**GIVEN PROBLEM:** Take every line from the listing below that includes "code" and copy it.

**EXTRACTED RECORDS:**
•••
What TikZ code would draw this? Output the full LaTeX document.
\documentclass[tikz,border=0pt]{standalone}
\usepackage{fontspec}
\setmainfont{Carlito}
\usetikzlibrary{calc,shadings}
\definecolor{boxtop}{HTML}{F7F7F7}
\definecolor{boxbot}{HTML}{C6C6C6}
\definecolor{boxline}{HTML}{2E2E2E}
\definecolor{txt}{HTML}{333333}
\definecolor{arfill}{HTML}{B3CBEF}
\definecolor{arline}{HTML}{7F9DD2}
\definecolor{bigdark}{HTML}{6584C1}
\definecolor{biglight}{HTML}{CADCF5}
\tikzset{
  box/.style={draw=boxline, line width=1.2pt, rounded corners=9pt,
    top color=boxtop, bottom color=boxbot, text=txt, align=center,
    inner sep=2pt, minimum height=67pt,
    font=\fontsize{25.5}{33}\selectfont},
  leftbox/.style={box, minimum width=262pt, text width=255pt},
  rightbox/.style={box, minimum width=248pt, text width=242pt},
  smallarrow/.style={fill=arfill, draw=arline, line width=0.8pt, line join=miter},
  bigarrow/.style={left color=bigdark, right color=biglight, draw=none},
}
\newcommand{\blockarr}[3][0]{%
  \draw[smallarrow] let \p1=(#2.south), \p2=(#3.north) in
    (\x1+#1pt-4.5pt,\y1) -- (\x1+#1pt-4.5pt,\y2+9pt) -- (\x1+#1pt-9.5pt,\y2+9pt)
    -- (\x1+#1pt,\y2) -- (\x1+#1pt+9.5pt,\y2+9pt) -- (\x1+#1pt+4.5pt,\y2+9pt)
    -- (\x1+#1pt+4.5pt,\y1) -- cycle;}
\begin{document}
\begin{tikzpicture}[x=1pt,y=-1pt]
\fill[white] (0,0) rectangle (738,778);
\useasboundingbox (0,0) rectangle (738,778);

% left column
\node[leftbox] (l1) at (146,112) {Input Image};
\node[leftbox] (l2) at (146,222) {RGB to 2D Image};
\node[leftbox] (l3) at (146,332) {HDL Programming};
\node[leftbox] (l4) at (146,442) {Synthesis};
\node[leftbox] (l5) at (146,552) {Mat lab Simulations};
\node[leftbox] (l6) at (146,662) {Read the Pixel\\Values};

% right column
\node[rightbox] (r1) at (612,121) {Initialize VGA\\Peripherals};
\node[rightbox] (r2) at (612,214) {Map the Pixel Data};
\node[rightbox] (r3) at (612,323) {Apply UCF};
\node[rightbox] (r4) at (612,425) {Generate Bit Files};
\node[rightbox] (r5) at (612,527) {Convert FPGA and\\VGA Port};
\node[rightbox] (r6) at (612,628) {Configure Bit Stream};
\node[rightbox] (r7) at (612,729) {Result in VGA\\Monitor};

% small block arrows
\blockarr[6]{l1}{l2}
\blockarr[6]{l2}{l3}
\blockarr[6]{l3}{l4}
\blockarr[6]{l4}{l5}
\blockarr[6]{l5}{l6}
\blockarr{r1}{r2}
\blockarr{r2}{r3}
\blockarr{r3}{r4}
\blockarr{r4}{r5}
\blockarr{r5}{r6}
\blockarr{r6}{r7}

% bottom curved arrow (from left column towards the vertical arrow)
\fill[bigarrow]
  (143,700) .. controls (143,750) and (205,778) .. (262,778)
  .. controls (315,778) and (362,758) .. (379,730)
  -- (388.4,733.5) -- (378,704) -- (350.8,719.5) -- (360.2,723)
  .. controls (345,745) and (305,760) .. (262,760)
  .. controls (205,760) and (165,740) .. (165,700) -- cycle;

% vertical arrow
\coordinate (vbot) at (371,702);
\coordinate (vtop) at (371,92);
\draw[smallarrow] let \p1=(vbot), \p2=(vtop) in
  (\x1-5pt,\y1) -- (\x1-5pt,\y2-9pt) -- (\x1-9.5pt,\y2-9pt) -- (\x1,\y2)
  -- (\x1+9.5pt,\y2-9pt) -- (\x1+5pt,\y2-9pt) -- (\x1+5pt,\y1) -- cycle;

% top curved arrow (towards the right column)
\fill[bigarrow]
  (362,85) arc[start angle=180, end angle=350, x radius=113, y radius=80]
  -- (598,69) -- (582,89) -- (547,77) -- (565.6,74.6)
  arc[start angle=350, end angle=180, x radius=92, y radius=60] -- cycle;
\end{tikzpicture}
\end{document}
•••
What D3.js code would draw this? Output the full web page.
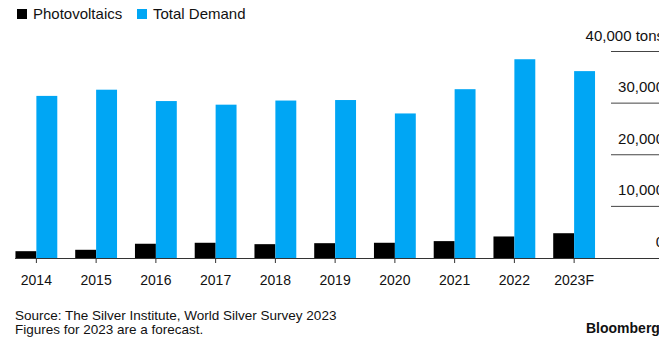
•••
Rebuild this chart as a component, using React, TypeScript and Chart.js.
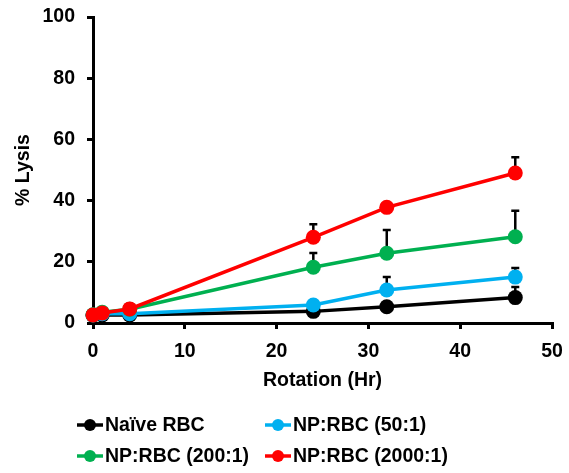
•••
**TASK ANSWER:**
What TikZ code would draw this? Output the full LaTeX document.
What D3.js code would draw this? Output the full web page.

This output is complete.